Comunidades ‘encurraladas’
Outra denúncia grave refere-se à ausência da Consulta Livre, Prévia e Informada (CLPI), prevista na Convenção 169 da Organização Internacional do Trabalho (OIT), da qual o Brasil é signatário, e à fragilidade dos dados apresentados no EIA.
“A empresa apresentou 14 slides reciclados de outros projetos sobre o meio físico e biótico, e apenas um sobre o meio socioeconômico, sem qualquer menção a riscos às habitações ou às culturas locais”, destacou no documento, Francisco Calafate-Faria, da London South Bank University.
Durante as audiências públicas realizadas em abril, além das manifestações do Ministério Público, diversas organizações populares e moradores denunciaram o clima de repressão às críticas.
“As comunidades estão sendo encurraladas, forçadas a sair de seus territórios sob uma violência encoberta pela legalidade”, denunciou na nota, Vanessa Juliana, pesquisadora do Observatório dos Vales e do Semiárido Mineiro.
Marcelo Barbosa também criticou a condução das audiências.
“A empresa mobilizou funcionários e beneficiários de seus projetos sociais para ocuparem as audiências e transformá-las em palanque institucional.
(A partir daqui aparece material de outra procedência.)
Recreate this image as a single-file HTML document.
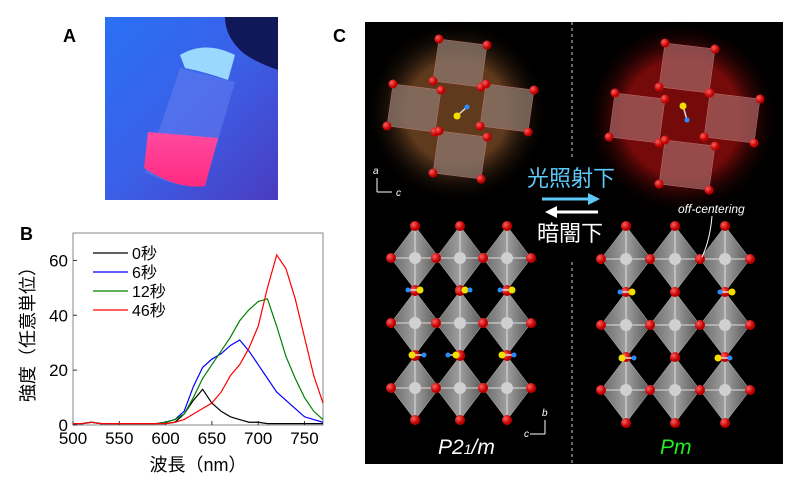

A discussão sobre os impactos reais foi abafada”, relatou.
Resistência
Apesar de todo o cenário de violações e silenciamento, o militante do MAM afirma que a resistência segue ativa no território.
“Araçuaí não é um território submisso. A população tem mostrado capacidade de enfrentamento e organização, como nas mobilizações em defesa da Chapada do Lagoão. O debate não é ser contra o lítio, mas que ele esteja a serviço do povo e não de meia dúzia de acionistas que deixam um rastro de miséria e levam embora nossas riquezas.”
A nota técnica recomenda a paralisação imediata das atividades da Sigma nas comunidades afetadas, a revogação das licenças concedidas, a reformulação do processo de licenciamento com base em critérios técnicos e participação popular, além da adoção de tecnologias menos impactantes.
“Não podemos permitir que o Vale do Jequitinhonha se torne uma fronteira de negligência, onde o extrativismo se disfarça de sustentabilidade. A transição energética justa não pode repetir a violência colonial”, resume o pesquisador Guilherme Queiroz, da Unimontes.
O outro lado
Procurada pelo Brasil de Fato MG para comentar sobre as denúncias, a Sigma Lithium afirmou que realizou audiências públicas nos dias 9 e 10 de abril em Itinga e Araçuaí, cidades onde atua no Vale do Jequitinhonha (MG), “com o objetivo de apresentar à população seu Plano de Integração de Sustentabilidade, Desenvolvimento Comunitário e Infraestrutura”. Além disso, a mineradora afirmou que, entre os participantes da audiência, o apoio à atuação da empresa foi “inequívoco”.